'''

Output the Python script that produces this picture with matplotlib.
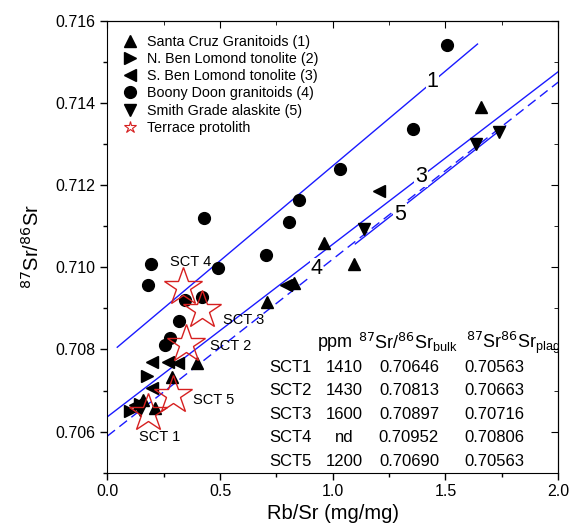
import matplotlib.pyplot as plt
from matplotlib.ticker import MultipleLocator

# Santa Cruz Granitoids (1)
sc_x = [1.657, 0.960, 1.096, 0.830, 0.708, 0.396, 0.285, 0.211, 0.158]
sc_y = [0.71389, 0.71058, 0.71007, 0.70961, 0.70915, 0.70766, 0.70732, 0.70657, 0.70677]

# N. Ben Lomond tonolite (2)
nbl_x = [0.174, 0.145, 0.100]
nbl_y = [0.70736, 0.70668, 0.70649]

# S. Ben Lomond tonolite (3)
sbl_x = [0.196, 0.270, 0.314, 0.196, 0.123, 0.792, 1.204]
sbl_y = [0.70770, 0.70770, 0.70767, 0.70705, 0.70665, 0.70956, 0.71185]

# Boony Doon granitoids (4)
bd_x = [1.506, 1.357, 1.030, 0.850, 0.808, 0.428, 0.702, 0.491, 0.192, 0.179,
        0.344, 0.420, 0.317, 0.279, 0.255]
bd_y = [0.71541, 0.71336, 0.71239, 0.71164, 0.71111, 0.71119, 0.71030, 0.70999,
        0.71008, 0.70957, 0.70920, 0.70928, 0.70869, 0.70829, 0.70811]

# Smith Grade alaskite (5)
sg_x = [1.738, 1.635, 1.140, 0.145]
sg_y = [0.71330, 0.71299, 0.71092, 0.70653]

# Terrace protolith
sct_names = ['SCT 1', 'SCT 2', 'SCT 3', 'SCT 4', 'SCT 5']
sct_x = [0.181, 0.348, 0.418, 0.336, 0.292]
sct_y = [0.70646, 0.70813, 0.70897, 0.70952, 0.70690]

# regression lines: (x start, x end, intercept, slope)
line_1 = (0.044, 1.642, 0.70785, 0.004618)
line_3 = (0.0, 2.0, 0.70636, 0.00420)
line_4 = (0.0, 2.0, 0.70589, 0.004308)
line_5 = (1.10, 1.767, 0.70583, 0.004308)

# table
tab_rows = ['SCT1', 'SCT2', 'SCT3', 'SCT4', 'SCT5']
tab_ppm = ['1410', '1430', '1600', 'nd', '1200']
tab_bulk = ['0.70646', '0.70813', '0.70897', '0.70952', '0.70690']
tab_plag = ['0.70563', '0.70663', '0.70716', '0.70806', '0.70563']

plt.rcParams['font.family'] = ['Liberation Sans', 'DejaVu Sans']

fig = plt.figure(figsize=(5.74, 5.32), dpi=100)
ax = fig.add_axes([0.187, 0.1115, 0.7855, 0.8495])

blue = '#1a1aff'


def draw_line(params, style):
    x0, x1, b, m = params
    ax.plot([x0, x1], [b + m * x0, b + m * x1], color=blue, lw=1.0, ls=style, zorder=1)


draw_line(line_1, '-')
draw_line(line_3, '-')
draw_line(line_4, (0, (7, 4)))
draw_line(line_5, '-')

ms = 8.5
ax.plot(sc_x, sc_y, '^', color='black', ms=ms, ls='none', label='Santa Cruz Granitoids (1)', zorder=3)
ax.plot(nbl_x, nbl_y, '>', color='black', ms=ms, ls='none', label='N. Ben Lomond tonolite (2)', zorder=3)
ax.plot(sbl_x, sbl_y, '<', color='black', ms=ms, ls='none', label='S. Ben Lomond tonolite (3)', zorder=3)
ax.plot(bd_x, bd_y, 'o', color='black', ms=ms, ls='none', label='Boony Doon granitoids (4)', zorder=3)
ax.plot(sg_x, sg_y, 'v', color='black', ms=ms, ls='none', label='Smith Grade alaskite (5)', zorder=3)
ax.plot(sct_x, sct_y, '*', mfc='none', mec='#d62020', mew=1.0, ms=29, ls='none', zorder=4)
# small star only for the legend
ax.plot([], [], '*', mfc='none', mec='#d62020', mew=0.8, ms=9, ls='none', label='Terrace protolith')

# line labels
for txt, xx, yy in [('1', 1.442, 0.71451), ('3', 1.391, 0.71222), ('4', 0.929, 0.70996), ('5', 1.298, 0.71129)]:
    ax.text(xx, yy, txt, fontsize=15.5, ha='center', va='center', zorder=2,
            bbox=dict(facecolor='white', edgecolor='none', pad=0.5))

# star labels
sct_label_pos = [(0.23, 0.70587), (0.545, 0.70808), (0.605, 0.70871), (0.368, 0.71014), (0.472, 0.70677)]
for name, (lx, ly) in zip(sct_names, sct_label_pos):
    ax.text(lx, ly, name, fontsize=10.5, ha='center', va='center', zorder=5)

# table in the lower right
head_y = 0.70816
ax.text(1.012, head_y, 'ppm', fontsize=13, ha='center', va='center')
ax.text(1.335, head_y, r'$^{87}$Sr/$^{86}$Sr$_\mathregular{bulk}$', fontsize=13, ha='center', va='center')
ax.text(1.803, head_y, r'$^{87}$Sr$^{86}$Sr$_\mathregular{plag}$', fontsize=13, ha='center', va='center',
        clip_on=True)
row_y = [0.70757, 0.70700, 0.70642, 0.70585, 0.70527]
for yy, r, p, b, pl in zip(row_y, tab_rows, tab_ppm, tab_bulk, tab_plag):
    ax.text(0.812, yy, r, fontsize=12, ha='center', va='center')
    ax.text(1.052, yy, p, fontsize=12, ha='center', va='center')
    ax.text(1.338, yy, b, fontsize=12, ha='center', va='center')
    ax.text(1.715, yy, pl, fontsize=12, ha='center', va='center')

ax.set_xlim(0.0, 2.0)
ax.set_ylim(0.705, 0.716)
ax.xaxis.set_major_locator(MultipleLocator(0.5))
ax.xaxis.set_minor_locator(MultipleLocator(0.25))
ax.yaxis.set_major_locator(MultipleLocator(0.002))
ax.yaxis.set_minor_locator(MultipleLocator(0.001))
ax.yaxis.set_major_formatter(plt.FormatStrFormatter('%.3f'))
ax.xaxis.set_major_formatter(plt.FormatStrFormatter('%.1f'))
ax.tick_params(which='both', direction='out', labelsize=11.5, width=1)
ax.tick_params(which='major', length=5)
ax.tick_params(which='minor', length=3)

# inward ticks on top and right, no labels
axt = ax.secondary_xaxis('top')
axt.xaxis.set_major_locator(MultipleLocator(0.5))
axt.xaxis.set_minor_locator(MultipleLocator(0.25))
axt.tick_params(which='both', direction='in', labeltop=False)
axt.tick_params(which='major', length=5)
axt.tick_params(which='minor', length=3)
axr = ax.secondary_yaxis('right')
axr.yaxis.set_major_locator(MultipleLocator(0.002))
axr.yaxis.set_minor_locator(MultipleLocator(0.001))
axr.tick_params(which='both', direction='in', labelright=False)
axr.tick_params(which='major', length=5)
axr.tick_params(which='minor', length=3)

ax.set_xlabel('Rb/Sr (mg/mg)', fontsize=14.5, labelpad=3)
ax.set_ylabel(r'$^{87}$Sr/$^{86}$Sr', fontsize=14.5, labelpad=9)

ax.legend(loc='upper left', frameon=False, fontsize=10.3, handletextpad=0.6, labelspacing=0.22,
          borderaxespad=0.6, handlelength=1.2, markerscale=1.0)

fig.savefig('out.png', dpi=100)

'''

# EXERCISE INSTRUCTIONS
From the first line of the material down to the line containing "0.70665, 0.70956, 0.71185]", inclusive, return each line exactly, skipping any picture.

# RESPONSE BELOW
Output the Python script that produces this picture with matplotlib.
import matplotlib.pyplot as plt
from matplotlib.ticker import MultipleLocator

# Santa Cruz Granitoids (1)
sc_x = [1.657, 0.960, 1.096, 0.830, 0.708, 0.396, 0.285, 0.211, 0.158]
sc_y = [0.71389, 0.71058, 0.71007, 0.70961, 0.70915, 0.70766, 0.70732, 0.70657, 0.70677]

# N. Ben Lomond tonolite (2)
nbl_x = [0.174, 0.145, 0.100]
nbl_y = [0.70736, 0.70668, 0.70649]

# S. Ben Lomond tonolite (3)
sbl_x = [0.196, 0.270, 0.314, 0.196, 0.123, 0.792, 1.204]
sbl_y = [0.70770, 0.70770, 0.70767, 0.70705, 0.70665, 0.70956, 0.71185]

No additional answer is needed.